(PROBLEM DESCRIPTION): Report back each line of the records that contains the string "this".

(DATA FOR PROCESSING):

__________________________________________________

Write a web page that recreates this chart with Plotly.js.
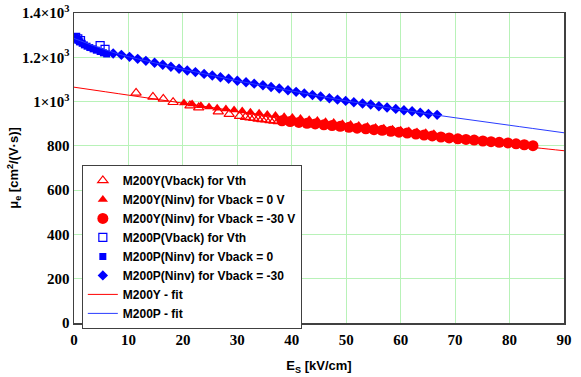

__________________________________________________

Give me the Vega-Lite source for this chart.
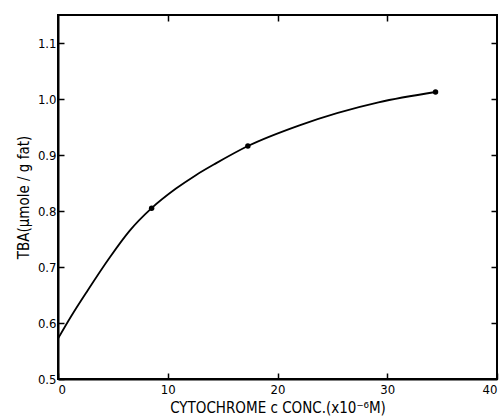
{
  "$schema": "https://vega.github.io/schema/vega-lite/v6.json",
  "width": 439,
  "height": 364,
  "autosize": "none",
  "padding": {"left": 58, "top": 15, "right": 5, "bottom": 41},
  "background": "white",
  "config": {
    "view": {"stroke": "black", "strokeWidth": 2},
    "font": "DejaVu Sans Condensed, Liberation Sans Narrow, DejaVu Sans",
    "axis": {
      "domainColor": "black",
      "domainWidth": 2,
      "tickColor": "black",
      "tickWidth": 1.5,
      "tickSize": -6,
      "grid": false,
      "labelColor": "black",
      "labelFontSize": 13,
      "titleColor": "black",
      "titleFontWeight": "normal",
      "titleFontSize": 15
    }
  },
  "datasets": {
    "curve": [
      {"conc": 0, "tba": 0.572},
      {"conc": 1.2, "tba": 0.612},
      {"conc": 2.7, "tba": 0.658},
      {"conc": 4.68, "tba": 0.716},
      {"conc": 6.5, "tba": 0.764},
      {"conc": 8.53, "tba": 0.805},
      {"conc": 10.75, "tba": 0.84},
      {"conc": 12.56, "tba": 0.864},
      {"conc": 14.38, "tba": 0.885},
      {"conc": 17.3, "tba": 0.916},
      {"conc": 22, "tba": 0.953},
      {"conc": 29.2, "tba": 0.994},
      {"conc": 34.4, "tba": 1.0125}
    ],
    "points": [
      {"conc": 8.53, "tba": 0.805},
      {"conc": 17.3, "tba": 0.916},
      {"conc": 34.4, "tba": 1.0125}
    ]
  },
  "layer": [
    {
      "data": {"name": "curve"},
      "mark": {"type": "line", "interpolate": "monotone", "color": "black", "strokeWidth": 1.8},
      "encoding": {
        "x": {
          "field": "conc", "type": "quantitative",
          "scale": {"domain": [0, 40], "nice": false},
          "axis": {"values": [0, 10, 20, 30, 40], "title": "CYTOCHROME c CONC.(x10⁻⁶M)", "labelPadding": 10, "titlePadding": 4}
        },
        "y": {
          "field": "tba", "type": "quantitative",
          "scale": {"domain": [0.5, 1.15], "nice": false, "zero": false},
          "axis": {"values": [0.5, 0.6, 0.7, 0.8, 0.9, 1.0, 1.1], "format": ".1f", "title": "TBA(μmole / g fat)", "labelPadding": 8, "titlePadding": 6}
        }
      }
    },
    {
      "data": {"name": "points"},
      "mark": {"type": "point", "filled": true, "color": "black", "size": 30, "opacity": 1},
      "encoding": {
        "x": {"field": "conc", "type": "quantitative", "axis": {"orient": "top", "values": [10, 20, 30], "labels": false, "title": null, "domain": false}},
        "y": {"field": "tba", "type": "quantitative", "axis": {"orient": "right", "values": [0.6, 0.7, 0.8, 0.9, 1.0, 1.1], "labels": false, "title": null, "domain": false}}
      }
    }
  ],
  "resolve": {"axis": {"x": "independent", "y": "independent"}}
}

__________________________________________________

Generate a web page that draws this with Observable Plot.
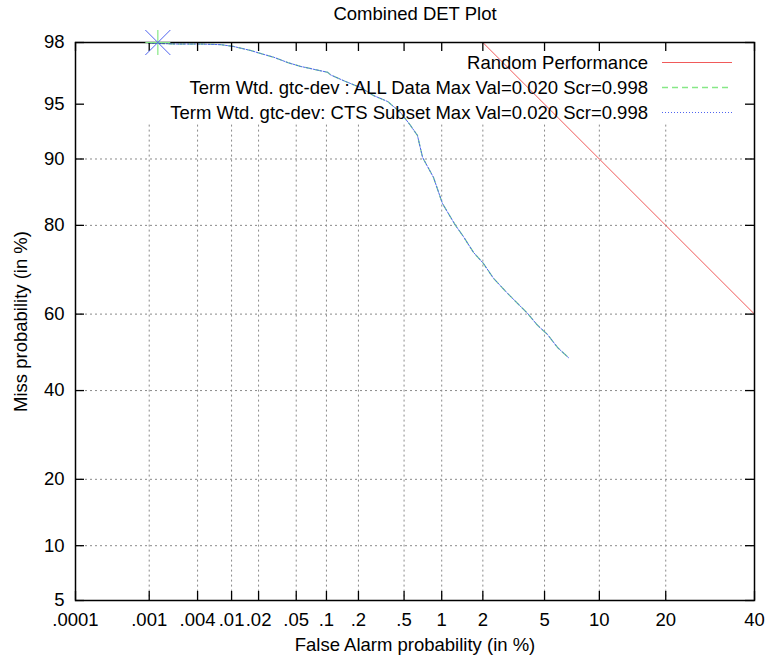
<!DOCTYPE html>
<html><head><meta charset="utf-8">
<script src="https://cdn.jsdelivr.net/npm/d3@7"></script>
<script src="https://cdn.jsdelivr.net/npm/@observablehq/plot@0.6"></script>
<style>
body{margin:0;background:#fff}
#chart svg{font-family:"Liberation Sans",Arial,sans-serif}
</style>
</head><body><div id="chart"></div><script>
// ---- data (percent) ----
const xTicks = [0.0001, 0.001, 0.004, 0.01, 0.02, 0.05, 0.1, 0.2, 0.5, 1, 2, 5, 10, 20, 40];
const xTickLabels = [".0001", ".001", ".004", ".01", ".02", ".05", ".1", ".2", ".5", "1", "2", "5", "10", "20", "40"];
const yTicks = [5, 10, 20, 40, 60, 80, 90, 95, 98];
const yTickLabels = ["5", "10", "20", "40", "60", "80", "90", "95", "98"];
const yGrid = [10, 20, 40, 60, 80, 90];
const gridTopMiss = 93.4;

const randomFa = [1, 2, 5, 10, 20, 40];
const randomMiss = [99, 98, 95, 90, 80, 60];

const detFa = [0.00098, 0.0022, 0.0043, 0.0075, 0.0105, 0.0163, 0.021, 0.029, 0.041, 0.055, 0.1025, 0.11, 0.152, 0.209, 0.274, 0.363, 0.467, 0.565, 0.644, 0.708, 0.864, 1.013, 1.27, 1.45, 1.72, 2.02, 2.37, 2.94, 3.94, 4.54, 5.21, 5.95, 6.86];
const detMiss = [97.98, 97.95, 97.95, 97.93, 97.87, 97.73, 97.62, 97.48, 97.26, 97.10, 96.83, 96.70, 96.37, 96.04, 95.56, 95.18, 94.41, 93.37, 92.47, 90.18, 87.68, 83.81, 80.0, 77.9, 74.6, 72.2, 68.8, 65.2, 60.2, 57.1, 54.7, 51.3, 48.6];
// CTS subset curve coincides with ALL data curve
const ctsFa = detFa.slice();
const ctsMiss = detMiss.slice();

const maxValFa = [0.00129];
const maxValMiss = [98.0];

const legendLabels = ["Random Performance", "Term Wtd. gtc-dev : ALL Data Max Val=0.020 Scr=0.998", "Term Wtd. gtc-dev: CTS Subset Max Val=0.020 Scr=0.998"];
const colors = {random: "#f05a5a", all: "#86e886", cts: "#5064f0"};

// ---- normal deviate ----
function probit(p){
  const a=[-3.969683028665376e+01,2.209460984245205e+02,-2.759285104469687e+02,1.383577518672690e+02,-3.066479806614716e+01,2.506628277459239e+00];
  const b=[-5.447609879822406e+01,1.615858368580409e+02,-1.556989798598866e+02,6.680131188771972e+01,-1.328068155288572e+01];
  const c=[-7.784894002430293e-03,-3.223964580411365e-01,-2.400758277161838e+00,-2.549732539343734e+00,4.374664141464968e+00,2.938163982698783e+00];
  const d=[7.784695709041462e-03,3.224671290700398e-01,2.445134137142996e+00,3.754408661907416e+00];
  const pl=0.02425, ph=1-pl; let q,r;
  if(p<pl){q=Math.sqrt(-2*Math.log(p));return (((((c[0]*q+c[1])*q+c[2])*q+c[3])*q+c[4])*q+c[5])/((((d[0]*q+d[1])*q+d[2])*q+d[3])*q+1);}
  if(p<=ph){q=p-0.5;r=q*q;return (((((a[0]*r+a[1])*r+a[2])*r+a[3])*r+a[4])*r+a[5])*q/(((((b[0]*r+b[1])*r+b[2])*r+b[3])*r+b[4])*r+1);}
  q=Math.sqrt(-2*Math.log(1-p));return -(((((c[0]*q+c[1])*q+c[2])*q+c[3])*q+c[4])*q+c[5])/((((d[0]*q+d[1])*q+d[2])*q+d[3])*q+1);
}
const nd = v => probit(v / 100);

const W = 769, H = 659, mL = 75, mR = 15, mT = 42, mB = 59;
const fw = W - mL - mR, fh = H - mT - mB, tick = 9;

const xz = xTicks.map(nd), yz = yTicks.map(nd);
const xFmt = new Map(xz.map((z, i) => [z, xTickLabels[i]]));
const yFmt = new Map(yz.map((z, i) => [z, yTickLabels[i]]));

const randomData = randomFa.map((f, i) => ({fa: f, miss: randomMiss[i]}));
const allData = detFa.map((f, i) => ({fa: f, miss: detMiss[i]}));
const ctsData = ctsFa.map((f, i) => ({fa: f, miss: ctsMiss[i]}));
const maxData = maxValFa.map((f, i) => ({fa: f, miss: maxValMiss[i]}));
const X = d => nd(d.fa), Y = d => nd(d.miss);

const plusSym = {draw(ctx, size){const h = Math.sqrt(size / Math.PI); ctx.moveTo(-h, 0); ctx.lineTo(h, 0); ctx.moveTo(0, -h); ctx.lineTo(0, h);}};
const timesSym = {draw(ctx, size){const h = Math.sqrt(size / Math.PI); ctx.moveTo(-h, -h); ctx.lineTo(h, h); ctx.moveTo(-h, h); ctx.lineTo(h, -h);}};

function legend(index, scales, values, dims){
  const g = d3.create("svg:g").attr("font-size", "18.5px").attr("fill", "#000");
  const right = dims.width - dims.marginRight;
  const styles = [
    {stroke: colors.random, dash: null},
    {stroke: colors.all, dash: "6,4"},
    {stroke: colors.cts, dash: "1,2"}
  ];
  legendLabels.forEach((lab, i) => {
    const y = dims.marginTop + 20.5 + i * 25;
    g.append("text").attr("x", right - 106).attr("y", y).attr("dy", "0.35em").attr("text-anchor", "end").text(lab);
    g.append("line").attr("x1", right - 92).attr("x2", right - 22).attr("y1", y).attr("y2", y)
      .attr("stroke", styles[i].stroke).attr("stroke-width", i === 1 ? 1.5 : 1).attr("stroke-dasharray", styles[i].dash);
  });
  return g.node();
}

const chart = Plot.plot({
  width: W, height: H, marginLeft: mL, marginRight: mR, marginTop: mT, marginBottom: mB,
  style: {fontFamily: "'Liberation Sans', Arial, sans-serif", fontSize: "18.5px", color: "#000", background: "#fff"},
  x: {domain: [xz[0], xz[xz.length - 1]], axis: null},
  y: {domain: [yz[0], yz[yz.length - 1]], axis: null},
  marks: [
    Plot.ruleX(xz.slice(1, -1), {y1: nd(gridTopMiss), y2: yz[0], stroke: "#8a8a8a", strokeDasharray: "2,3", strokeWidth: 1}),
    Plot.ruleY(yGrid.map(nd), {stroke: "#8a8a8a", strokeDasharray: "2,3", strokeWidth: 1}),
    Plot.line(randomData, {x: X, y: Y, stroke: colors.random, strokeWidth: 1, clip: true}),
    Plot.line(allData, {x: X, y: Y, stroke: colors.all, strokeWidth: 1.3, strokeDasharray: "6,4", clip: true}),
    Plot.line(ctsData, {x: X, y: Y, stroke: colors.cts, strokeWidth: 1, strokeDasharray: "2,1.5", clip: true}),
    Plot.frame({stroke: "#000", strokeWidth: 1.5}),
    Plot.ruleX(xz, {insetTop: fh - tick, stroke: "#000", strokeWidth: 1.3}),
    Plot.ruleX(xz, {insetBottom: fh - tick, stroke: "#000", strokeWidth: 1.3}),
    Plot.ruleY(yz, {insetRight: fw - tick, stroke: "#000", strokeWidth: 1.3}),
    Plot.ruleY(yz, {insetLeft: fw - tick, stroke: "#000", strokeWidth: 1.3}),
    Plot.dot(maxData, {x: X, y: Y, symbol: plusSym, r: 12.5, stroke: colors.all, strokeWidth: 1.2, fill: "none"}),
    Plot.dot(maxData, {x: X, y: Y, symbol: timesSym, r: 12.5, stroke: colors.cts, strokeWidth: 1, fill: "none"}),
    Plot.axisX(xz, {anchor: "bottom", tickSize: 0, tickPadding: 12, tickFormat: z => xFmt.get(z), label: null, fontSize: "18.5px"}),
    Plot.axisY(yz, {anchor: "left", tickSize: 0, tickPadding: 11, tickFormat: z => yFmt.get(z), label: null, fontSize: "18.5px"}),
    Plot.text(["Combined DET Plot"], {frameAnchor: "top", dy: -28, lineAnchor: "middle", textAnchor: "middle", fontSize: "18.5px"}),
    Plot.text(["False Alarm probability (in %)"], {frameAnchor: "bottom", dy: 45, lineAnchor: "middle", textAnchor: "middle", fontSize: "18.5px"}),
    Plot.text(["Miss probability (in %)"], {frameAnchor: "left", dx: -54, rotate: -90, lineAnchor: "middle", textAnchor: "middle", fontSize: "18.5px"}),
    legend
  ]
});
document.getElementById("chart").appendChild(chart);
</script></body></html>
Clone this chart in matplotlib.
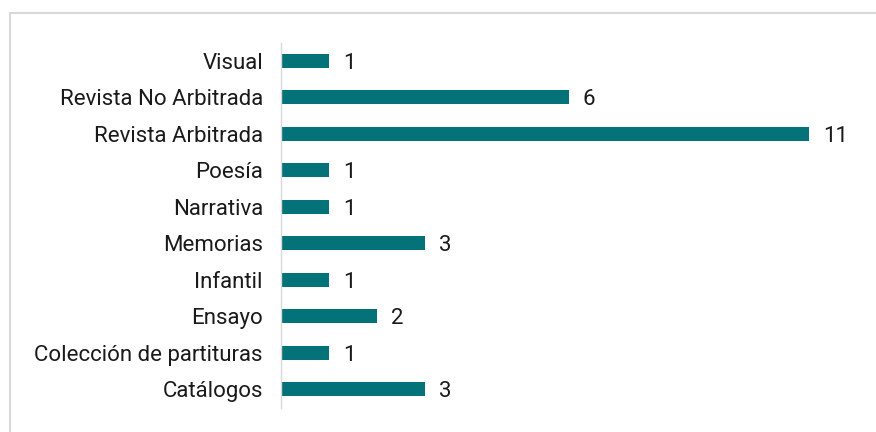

__________________________________________________

(EXPECTED ANSWER):
Write a web page that recreates this chart with Plotly.js.
Give me the Vega-Lite source for this chart.
Generate a web page that draws this with Observable Plot.
Clone this chart in matplotlib.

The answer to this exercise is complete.